§ Extracted entries:
┌────────

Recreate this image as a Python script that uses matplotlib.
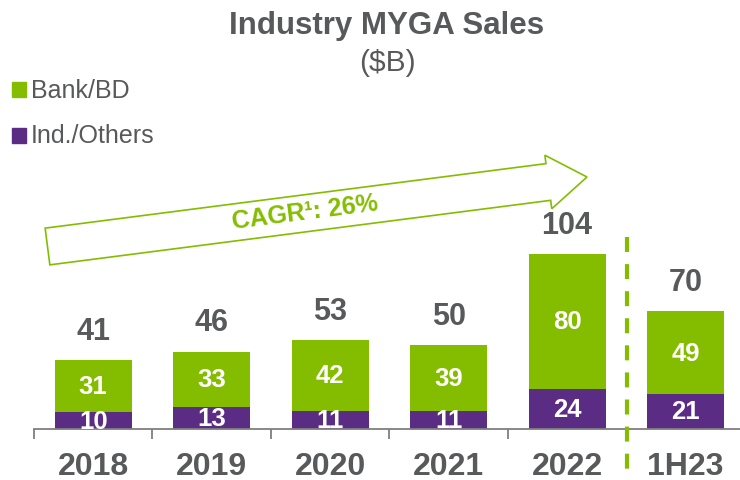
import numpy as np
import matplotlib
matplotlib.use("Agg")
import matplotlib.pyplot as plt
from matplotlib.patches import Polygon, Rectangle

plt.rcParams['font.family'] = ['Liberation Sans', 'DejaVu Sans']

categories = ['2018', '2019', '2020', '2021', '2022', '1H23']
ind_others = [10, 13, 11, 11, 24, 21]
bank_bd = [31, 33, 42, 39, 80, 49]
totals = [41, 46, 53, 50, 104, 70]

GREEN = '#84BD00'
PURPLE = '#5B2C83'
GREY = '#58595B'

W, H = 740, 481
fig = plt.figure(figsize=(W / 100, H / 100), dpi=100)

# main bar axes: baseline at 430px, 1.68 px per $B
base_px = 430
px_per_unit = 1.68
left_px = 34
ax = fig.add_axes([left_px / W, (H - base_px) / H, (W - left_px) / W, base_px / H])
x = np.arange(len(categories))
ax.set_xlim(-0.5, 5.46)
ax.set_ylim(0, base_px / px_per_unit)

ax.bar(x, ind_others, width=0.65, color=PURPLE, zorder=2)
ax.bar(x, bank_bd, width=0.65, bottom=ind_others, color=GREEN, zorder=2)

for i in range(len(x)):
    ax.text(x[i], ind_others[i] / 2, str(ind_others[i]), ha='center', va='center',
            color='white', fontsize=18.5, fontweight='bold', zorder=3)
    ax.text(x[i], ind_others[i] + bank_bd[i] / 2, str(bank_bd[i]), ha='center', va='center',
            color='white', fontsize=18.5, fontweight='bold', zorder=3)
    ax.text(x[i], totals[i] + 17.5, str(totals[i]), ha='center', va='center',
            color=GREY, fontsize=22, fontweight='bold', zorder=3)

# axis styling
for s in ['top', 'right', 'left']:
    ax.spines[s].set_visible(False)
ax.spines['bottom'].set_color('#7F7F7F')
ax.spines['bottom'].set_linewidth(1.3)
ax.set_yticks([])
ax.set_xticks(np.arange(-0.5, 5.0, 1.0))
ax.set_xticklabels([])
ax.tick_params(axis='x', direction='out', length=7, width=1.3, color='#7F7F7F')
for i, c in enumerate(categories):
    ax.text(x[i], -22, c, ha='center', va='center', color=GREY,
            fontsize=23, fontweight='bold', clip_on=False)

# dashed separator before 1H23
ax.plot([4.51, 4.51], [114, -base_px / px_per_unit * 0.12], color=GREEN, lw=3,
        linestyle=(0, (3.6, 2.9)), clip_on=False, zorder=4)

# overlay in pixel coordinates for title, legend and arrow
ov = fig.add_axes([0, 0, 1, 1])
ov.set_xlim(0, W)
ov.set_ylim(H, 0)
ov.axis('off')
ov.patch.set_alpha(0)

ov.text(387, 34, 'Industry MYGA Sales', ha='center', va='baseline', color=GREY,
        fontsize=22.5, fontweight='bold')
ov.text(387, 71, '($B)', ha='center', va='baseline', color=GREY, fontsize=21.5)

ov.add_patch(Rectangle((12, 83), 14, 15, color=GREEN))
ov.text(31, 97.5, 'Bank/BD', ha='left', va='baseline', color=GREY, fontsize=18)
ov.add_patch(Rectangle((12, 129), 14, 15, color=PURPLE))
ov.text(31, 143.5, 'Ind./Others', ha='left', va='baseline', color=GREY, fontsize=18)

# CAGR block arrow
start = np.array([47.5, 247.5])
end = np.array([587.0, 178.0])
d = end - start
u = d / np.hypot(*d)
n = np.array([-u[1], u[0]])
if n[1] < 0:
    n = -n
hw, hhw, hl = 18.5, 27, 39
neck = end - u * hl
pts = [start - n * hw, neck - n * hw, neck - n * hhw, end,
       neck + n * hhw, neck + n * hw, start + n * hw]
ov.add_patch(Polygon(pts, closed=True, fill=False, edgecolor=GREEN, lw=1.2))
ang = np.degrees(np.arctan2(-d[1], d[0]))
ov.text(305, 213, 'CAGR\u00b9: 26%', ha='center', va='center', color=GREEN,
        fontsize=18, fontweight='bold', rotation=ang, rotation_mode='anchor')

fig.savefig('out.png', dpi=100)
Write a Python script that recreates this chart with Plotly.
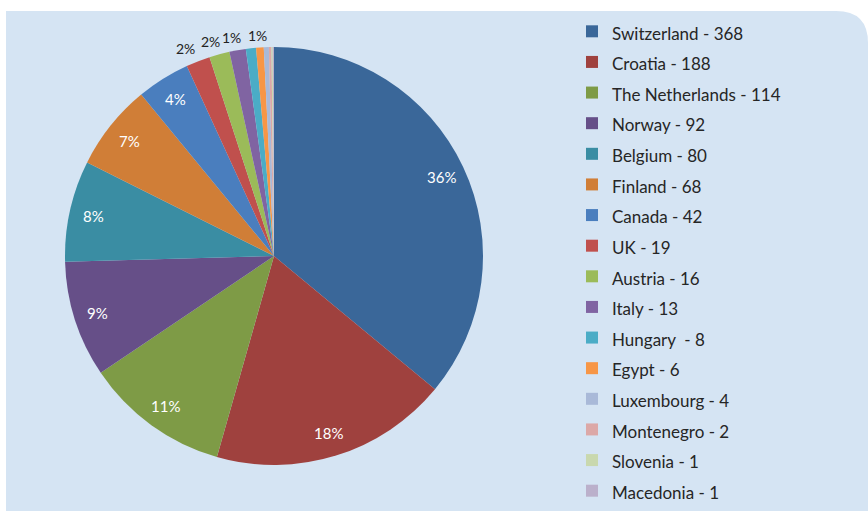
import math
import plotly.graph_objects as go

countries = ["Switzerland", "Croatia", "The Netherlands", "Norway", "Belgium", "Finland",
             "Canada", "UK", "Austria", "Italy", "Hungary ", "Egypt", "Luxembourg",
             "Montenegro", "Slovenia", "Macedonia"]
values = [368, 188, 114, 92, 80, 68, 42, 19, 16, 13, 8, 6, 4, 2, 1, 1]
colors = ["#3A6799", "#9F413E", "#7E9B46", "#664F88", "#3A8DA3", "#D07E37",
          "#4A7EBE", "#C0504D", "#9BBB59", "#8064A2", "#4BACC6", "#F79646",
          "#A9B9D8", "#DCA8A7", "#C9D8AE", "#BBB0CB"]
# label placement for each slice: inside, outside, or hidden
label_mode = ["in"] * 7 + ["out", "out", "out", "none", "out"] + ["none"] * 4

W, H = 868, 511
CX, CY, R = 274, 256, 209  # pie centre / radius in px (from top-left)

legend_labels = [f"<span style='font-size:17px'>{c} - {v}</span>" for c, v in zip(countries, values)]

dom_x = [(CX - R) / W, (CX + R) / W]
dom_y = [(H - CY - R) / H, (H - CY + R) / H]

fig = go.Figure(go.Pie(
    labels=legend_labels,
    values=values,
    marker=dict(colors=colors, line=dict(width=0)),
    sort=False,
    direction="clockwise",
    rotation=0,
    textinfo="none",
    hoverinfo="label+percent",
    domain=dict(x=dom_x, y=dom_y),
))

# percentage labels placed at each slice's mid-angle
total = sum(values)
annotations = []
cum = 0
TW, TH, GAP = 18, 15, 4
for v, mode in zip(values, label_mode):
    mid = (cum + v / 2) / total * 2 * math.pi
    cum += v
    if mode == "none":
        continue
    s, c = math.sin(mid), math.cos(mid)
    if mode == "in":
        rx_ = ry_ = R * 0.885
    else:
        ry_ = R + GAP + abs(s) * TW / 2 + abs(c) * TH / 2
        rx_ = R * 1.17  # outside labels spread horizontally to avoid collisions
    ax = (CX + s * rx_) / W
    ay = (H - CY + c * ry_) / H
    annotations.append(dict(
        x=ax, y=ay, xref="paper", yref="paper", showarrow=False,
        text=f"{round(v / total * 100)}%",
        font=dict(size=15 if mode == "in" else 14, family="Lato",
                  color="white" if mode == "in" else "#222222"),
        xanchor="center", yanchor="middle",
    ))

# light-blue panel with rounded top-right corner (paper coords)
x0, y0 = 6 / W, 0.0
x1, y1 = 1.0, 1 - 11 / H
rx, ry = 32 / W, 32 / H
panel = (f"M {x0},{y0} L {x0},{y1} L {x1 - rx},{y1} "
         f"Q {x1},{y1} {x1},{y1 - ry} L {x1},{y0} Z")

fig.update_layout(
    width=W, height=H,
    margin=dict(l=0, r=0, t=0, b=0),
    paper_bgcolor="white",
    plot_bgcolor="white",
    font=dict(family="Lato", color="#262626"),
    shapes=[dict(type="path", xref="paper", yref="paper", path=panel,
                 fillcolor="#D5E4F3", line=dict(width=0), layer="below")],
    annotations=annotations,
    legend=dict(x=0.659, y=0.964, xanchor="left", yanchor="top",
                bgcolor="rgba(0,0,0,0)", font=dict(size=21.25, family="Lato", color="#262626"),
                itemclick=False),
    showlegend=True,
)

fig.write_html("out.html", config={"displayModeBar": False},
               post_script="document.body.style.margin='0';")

└────────
┌────────

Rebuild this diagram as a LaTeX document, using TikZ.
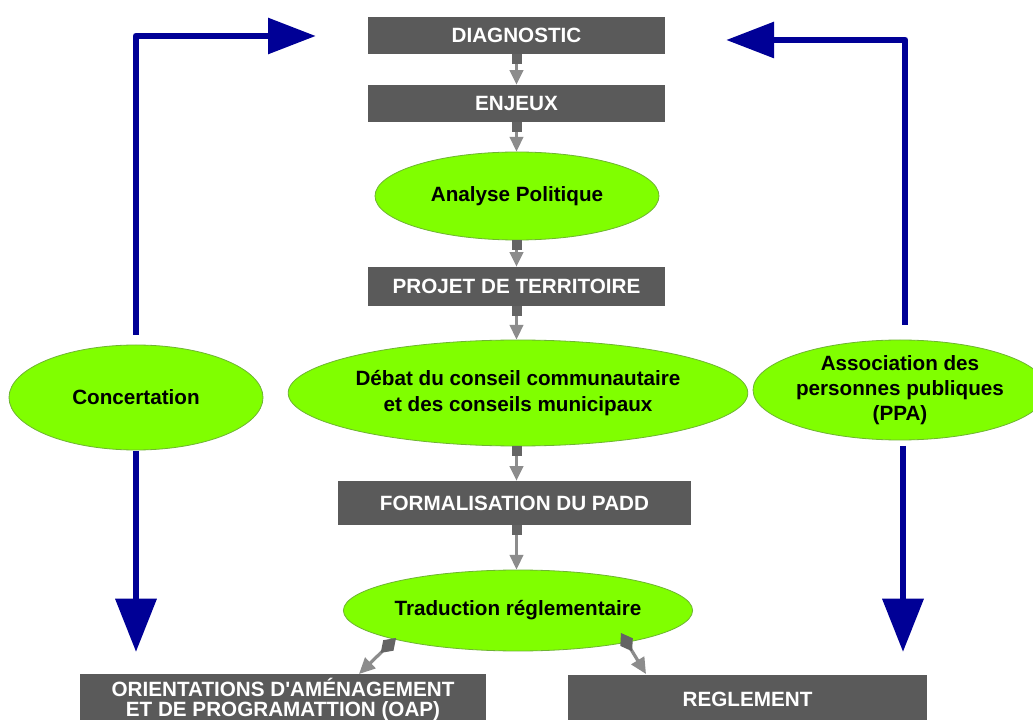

└────────

§ Brief: Return exactly the lines from the one with "Recreate this image" to the one with "bottom=ind_others, color=GREEN, zorder=2)", both ends kept, and only those. Images are left out.

§ Solution to the exercise:
Recreate this image as a Python script that uses matplotlib.
import numpy as np
import matplotlib
matplotlib.use("Agg")
import matplotlib.pyplot as plt
from matplotlib.patches import Polygon, Rectangle

plt.rcParams['font.family'] = ['Liberation Sans', 'DejaVu Sans']

categories = ['2018', '2019', '2020', '2021', '2022', '1H23']
ind_others = [10, 13, 11, 11, 24, 21]
bank_bd = [31, 33, 42, 39, 80, 49]
totals = [41, 46, 53, 50, 104, 70]

GREEN = '#84BD00'
PURPLE = '#5B2C83'
GREY = '#58595B'

W, H = 740, 481
fig = plt.figure(figsize=(W / 100, H / 100), dpi=100)

# main bar axes: baseline at 430px, 1.68 px per $B
base_px = 430
px_per_unit = 1.68
left_px = 34
ax = fig.add_axes([left_px / W, (H - base_px) / H, (W - left_px) / W, base_px / H])
x = np.arange(len(categories))
ax.set_xlim(-0.5, 5.46)
ax.set_ylim(0, base_px / px_per_unit)

ax.bar(x, ind_others, width=0.65, color=PURPLE, zorder=2)
ax.bar(x, bank_bd, width=0.65, bottom=ind_others, color=GREEN, zorder=2)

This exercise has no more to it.